Амор оказался в сложной ситуации — ему приходилось подчиняться не одному, а целым двум главам: местному, нигерийскому, но и европейскому, потому что лагерь формально подчинялся двору европейского кардинала, функционировал на деньги европейских фондов и по неместным же правилам. Это ставило Амора в сложное положение: формально сценарии службы были похожи, не считая разницы в мелочах. Формально же политика разных кардинальских дворов должна была быть максимально схожей, и ей же подчинялись епископы, а им, в свою очередь, простые священники вроде Амора. Но на деле выходило: что хорошо для европейского епископа, совершенно не подходит священнику без прихода в африканской глуши, а предполагаемое сотрудничество с европейскими клериками зарождало очень сильные сомнения в его благонадежности со стороны его епископа.
– Я хочу служить, считаю нужным, и в этом нуждаются люди здесь, – невесело признавался Амор. – Знаешь, сюда приходят из совершенно далеких провинций — заслышали, что есть священник, и готовы даже пешком приходить. Это невероятная ответственность, Яспер, Альба насторожена, и Тим относится к этим потокам с очень большим подозрением. Сам понимаешь, – он пожимал плечами. – И я понимаю.
Тим — Йонкер — очень частое имя в рассказах Амора, вызывавшее у Яспера сильное разлитие желчи. Очень хотелось взять ублюдка за грудки и потрясти как следует. Он смел угощать Амора кофе куда чаще, чем требовали самые вольные правила приятельства, давать советы на самые разные темы, включая пенсионное страхование и акции каких-то странных компаний. Он смел обсуждать с Амором политику — он был куда лучше осведомлен о делах внутрицерковных, чем Яспер, и поэтому у них с Амором могли проходить многочасовые дискуссии на самые разные околоцерковные темы, не в последнюю очередь благодаря тому, что они оба обитали в одном лагере. Яспер не знал Йонкера достаточно близко, чтобы делать какие-то заключения о его личных качествах, но это не мешало не любить его страстной, субъективной и агрессивной — вполне в духе Яспера — нелюбовью. И точно так же Яспер предпочитал не высказывать Амору своего негодования: не понял бы, но мог оскорбиться — опечалиться. Нехорошо. И последствия у этого могли быть самые неприятные для Яспера.

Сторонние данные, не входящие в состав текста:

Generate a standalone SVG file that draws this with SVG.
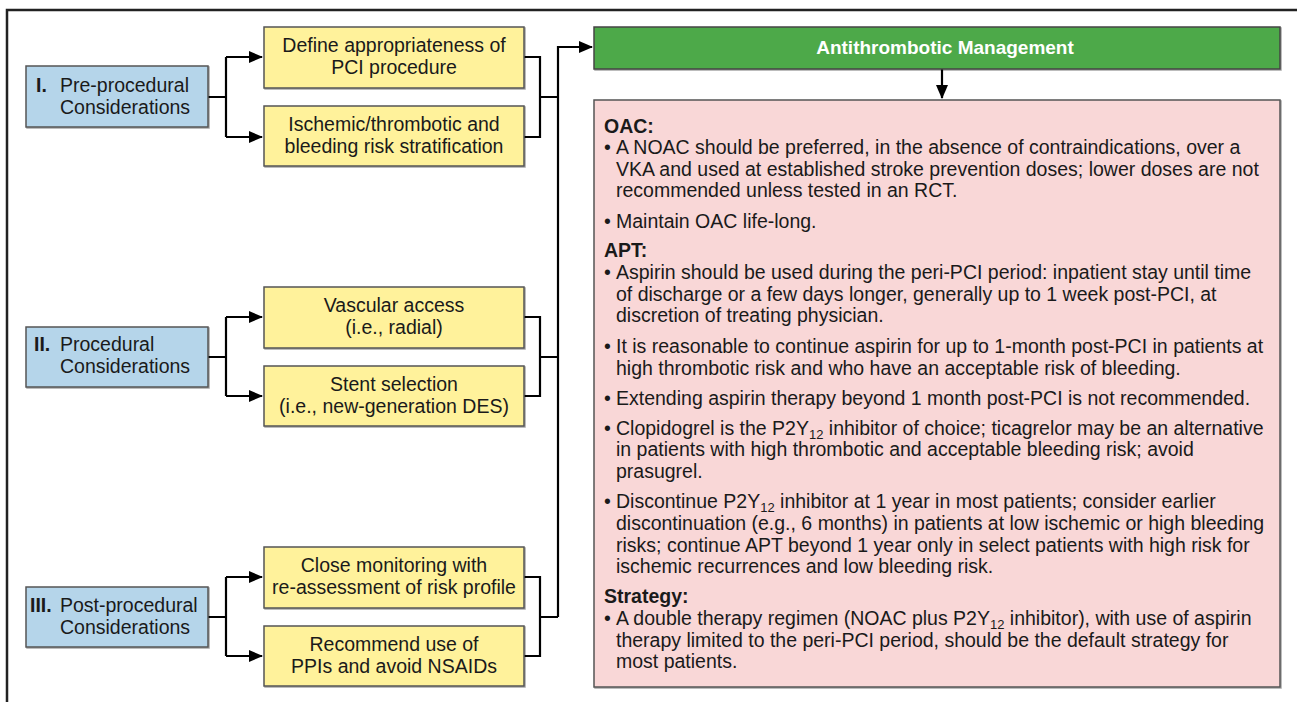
<svg xmlns="http://www.w3.org/2000/svg" width="1297" height="702" viewBox="0 0 1297 702">
<defs>
<marker id="ah" markerWidth="14" markerHeight="12" refX="13" refY="6" orient="auto" markerUnits="userSpaceOnUse">
<path d="M0,0 L14,6 L0,12 Z" fill="#000"/>
</marker>
<filter id="sh" x="-5%" y="-5%" width="110%" height="115%">
<feDropShadow dx="1" dy="1" stdDeviation="0.6" flood-color="#000" flood-opacity="0.35"/>
</filter>
</defs>
<style>
text{font-family:"Liberation Sans",Arial,sans-serif;font-size:19.5px;fill:#1a1a1a}
.c{text-anchor:middle}
.b{font-weight:bold}
.t{font-size:19px}
.blue{fill:#b5d5ea;stroke:#555;stroke-width:1.5}
.yel{fill:#fff29b;stroke:#555;stroke-width:1.5}
.grn{fill:#4ea94a;stroke:#444;stroke-width:1.5}
.pink{fill:#f9d7d7;stroke:#555;stroke-width:1.5}
.ln{fill:none;stroke:#000;stroke-width:2.2}
.sub{font-size:13px}
</style>
<rect width="1297" height="702" fill="#fff"/>
<path d="M7,702 V10 H1297" fill="none" stroke="#222" stroke-width="2.5"/>

<g id="connectors">
<path class="ln" d="M208,97 H226 M226,57 V137 M226,57 H262" marker-end="url(#ah)"/>
<path class="ln" d="M226,137 H262" marker-end="url(#ah)"/>
<path class="ln" d="M524,57 H540 V137 H524 M540,97 H558"/>
<path class="ln" d="M208,357 H226 M226,317 V396 M226,317 H262" marker-end="url(#ah)"/>
<path class="ln" d="M226,396 H262" marker-end="url(#ah)"/>
<path class="ln" d="M524,317 H540 V396 H524 M540,357 H558"/>
<path class="ln" d="M208,617 H226 M226,577 V656 M226,577 H262" marker-end="url(#ah)"/>
<path class="ln" d="M226,656 H262" marker-end="url(#ah)"/>
<path class="ln" d="M524,577 H540 V656 H524 M540,617 H558"/>
<path class="ln" d="M558,617 V47 H592" marker-end="url(#ah)"/>
<path class="ln" d="M942,69 V98" marker-end="url(#ah)"/>
</g>

<g id="n-pre">
<rect class="blue" x="26" y="66" width="182" height="61" filter="url(#sh)"/>
<text x="36" y="92" class="b">I.</text>
<text x="60" y="92">Pre-procedural</text>
<text x="60" y="114">Considerations</text>
</g>
<g id="n-define">
<rect class="yel" x="264" y="27" width="260" height="61" filter="url(#sh)"/>
<text x="394" y="52" class="c">Define appropriateness of</text>
<text x="394" y="74" class="c">PCI procedure</text>
</g>
<g id="n-risk">
<rect class="yel" x="264" y="106" width="260" height="60" filter="url(#sh)"/>
<text x="394" y="131" class="c">Ischemic/thrombotic and</text>
<text x="394" y="153" class="c">bleeding risk stratification</text>
</g>

<g id="n-proc">
<rect class="blue" x="26" y="327" width="182" height="60" filter="url(#sh)"/>
<text x="34" y="351" class="b">II.</text>
<text x="60" y="351">Procedural</text>
<text x="60" y="373">Considerations</text>
</g>
<g id="n-vasc">
<rect class="yel" x="264" y="287" width="260" height="61" filter="url(#sh)"/>
<text x="394" y="312" class="c">Vascular access</text>
<text x="394" y="334" class="c">(i.e., radial)</text>
</g>
<g id="n-stent">
<rect class="yel" x="264" y="366" width="260" height="60" filter="url(#sh)"/>
<text x="394" y="391" class="c">Stent selection</text>
<text x="394" y="413" class="c">(i.e., new-generation DES)</text>
</g>

<g id="n-post">
<rect class="blue" x="26" y="587" width="182" height="60" filter="url(#sh)"/>
<text x="30" y="612" class="b">III.</text>
<text x="60" y="612">Post-procedural</text>
<text x="60" y="634">Considerations</text>
</g>
<g id="n-monitor">
<rect class="yel" x="264" y="547" width="260" height="61" filter="url(#sh)"/>
<text x="394" y="572" class="c">Close monitoring with</text>
<text x="394" y="594" class="c">re-assessment of risk profile</text>
</g>
<g id="n-ppi">
<rect class="yel" x="264" y="626" width="260" height="60" filter="url(#sh)"/>
<text x="394" y="651" class="c">Recommend use of</text>
<text x="394" y="673" class="c">PPIs and avoid NSAIDs</text>
</g>

<g id="n-anti">
<rect class="grn" x="594" y="27" width="686" height="42" filter="url(#sh)"/>
<text x="945" y="54" class="c b t" style="fill:#fff">Antithrombotic Management</text>
</g>

<g id="n-detail">
<rect class="pink" x="594" y="100" width="686" height="587" filter="url(#sh)"/>
<text x="604" y="133" class="b">OAC:</text>
<text x="604" y="154">•</text><text x="616" y="154">A NOAC should be preferred, in the absence of contraindications, over a</text>
<text x="616" y="176">VKA and used at established stroke prevention doses; lower doses are not</text>
<text x="616" y="197">recommended unless tested in an RCT.</text>
<text x="604" y="228">•</text><text x="616" y="228">Maintain OAC life-long.</text>
<text x="604" y="257" class="b">APT:</text>
<text x="604" y="279">•</text><text x="616" y="279">Aspirin should be used during the peri-PCI period: inpatient stay until time</text>
<text x="616" y="301">of discharge or a few days longer, generally up to 1 week post-PCI, at</text>
<text x="616" y="322">discretion of treating physician.</text>
<text x="604" y="353">•</text><text x="616" y="353">It is reasonable to continue aspirin for up to 1-month post-PCI in patients at</text>
<text x="616" y="375">high thrombotic risk and who have an acceptable risk of bleeding.</text>
<text x="604" y="405">•</text><text x="616" y="405">Extending aspirin therapy beyond 1 month post-PCI is not recommended.</text>
<text x="604" y="435">•</text><text x="616" y="435">Clopidogrel is the P2Y<tspan class="sub" dy="3.5">12</tspan><tspan dy="-3.5"> inhibitor of choice; ticagrelor may be an alternative</tspan></text>
<text x="616" y="456">in patients with high thrombotic and acceptable bleeding risk; avoid</text>
<text x="616" y="478">prasugrel.</text>
<text x="604" y="508">•</text><text x="616" y="508">Discontinue P2Y<tspan class="sub" dy="3.5">12</tspan><tspan dy="-3.5"> inhibitor at 1 year in most patients; consider earlier</tspan></text>
<text x="616" y="530">discontinuation (e.g., 6 months) in patients at low ischemic or high bleeding</text>
<text x="616" y="552">risks; continue APT beyond 1 year only in select patients with high risk for</text>
<text x="616" y="573">ischemic recurrences and low bleeding risk.</text>
<text x="604" y="603" class="b">Strategy:</text>
<text x="604" y="625">•</text><text x="616" y="625">A double therapy regimen (NOAC plus P2Y<tspan class="sub" dy="3.5">12</tspan><tspan dy="-3.5"> inhibitor), with use of aspirin</tspan></text>
<text x="616" y="647">therapy limited to the peri-PCI period, should be the default strategy for</text>
<text x="616" y="668">most patients.</text>
</g>
</svg>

– … отказать в простых вещах. Когда они несут за тридцать километров новорожденных детей, я не могу не крестить их, я священник, и эту печать с меня не снимет никто, только Всевышний. Но они могут запретить мне служить. Юстин предупреждал, что ситуация складывается сложная. Я живу в этом лагере и не могу не произносить молитвы за его покровителей, понимаешь? Это вызывает неодобрение моего епископа. Я произношу молитвы за моего епископа, и Альбе мягко, но недвусмысленно пеняют на это. Мне вообще странны все эти вещи, которые творятся на самом верху. Темы проповедей, которые утверждает кардинальский совет — эти речи, которые сами кардиналы публикуют, и эта убогая книга Привеля, Яспер — нехорошие вещи там творятся. Великое Объединение заняло сколько там — тридцать лет и до сих пор не закончено, но его отменить — дело нескольких собраний. Боюсь, к этому идет. Зачем им это, зачем?
– Помнишь, кто-то сказал, что лучше быть первым в провинции, чем вторым в Риме, – морщился Яспер.
– Кто только это не говорил, – легкомысленно пожимал плечами Амор. – Очевидно, нынче Рим еще менее привлекателен, чем тогда.
– Или для некоторых, – поправлял его Яспер, улыбаясь: Амору плевать что на Рим, что на Йоханнесбург. Он просто хотел заниматься своим делом, хотя и считал, что оно второ-, если не третьестепенно по сравнению с другими — врачей, терапевтов, социальных работников, самих людей, оказывавшихся в лагере, которым, несмотря на всю поддержку, все-таки приходилось самостоятельно сражаться со своими демонами.